Tony Mohamed, lui, fait les cent pas en regardant sa montre, « j’attends les bus qui doivent amener les jeunes de Dembéni et de Bandrélé ». Pour cette 6ème édition, on trouve toujours l’Etat comme financeur à travers la Politique de la Ville et la Direction du sport et de la cohésion sociale, aux côtés du conseil départemental, de la mairie, « et de la fidèle Caisse de sécurité sociale qui nous finance 50% de nos actions. »
Le territoire entier est quadrillé, les jeunes de Dzoumogné et Longoni ont déjà envahi les stands.
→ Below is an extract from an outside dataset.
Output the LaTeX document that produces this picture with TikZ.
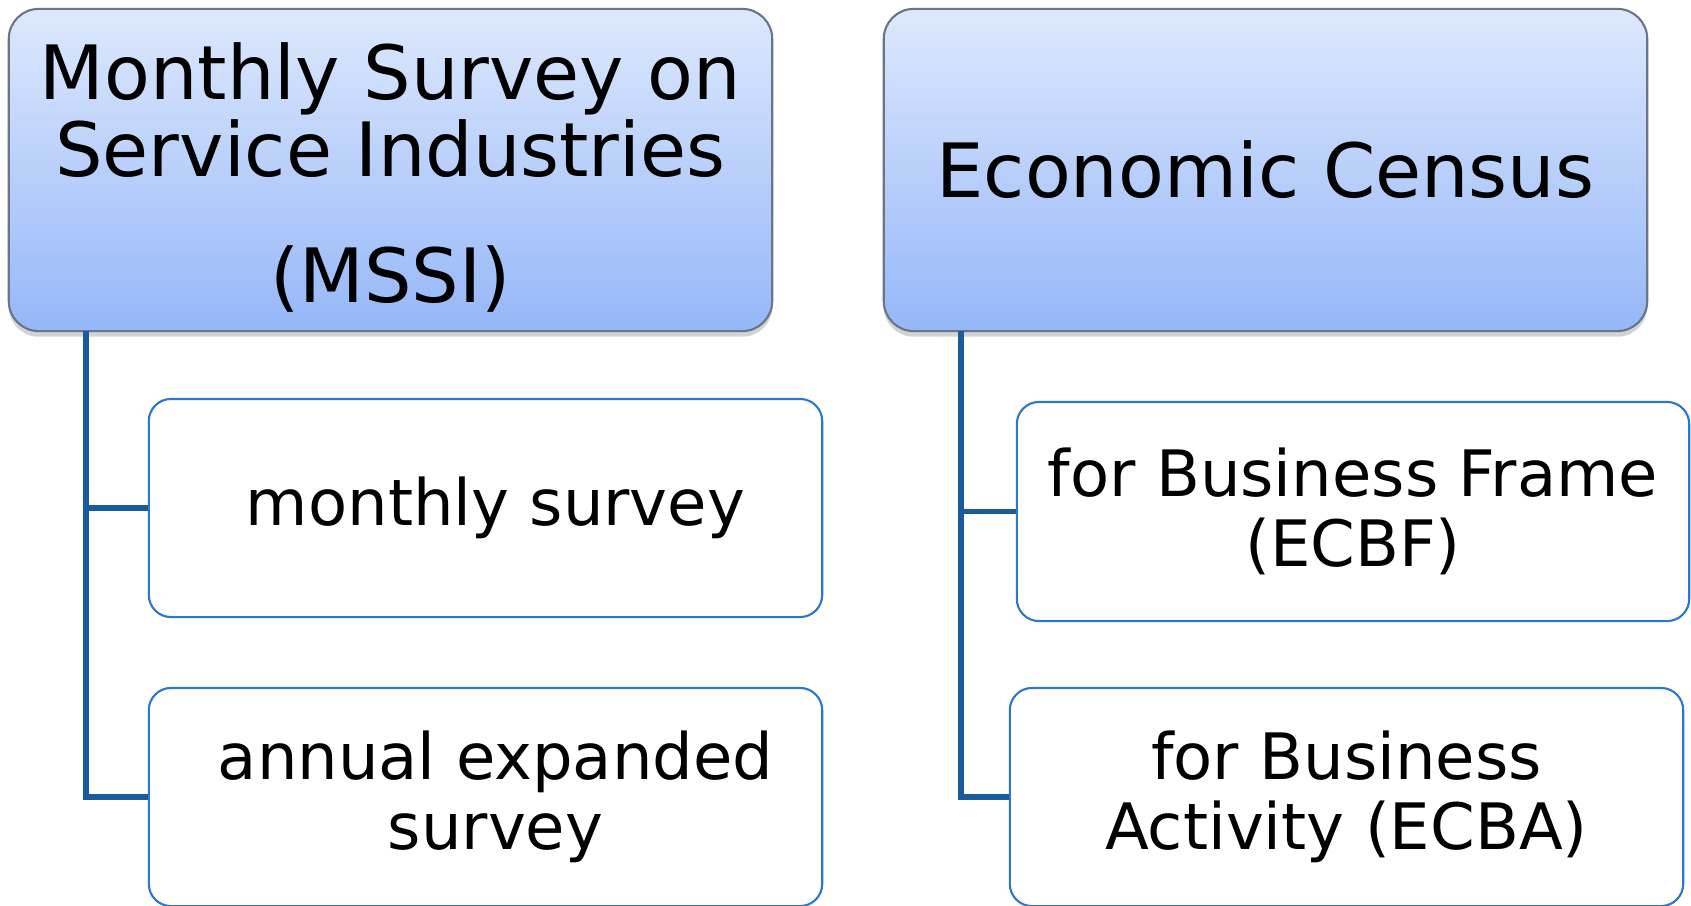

Ils ne sont donc pas scolarisés, comme nous l’explique un éducateur de l’association Action coup de pouce qui vient d’implanter une antenne à Bandraboua : « Nous accueillons tous les matins les jeunes de 11 à 19 ans déscolarisés pour une remise à niveau et en après-midi, pour des actions citoyennes comme des nettoyages de plage ou de l’accompagnement des personnes âgées. » Ils sont 45 à être ainsi suivis, « nous mettons tout en œuvre pour que les moins de 14 ans puissent être scolarisés ».
Houmadi porte fièrement et le verbe haut ses 17,5 ans, « j’ai une vie de bogoss », lâche-t-il. Traduction : il ne fait rien de ses journées depuis qu’il a quitté l’école en fin de Seconde, à 15 ans, et malgré de bonnes notes, « je faisais des bêtises, j’embêtais les profs ». C’est la première fois qu’il atterrit dans un forum, et ses pas le mèneront vers l’institution qui l’attire le plus, « je voudrais faire une formation en plomberie au RSMA ». Ayant la nationalité française il va pouvoir s’y inscrire, « j’y vais dès la semaine prochaine », jure-t-il. Son pote Madi Madi, 18 ans, se dirige vers la même voie en section Agent de Prévention et de Sécurité.
Le job, une réalité virtuelle pour commencer
C’est le Centre communal d’action sociale de Koungou qui a su fédérer leur énergie pour les emmener jusqu’au Forum à Doujani, « et encore je n’en ai que 19 sur les 26 annoncés », glisse l’animatrice.
Etonnant de la trouver là : Nadjima est une jeune étudiante en Lettre au Centre universitaire, « je suis venue accompagner ma maman qui suit l’école des parents ici. Elle voudrait être agent d’entretien. »
Chez Apprentis d’Auteuil, ça défile, notamment pour le dispositif Hima Shebabi (Debout la jeunesse), comme nous l’explique Farida : « Nous proposons une remise à niveau et une formation qualifiante pour amener les jeunes en emploi. Ils sont 72 à en bénéficier actuellement, par groupe de 12, et la prochaine session commence le 23 mars. Ils peuvent encore s’inscrire. » Certains percutent et sont intégrés ensuite au RSMA ou à l’UFOLEP, mais d’autres sont dans une situation d’illettrisme avancée et n’ont pas un niveau suffisant pour décrocher un emploi, « ils peuvent être pris chez DAESA et ACE. »
Un peu plus loin, des jeunes se tortillent dans tous les sens, un casque de réalité virtuelle sur les yeux. Le CRIJ a investi dans cet outil qui permet au jeune, après avoir déterminé son choix sur catalogue, boulangerie, bâtiment ou autre, de recevoir ensuite par vidéo, les conseils d’un professionnel.
Sur une table, des poteries s’affichent sous la forme de tortures, de corbeau-pies ou de mainates, car c’est aussi l’entreprise individuelle qui est promue ce jeudi, sous la patte de El-Had et Alim.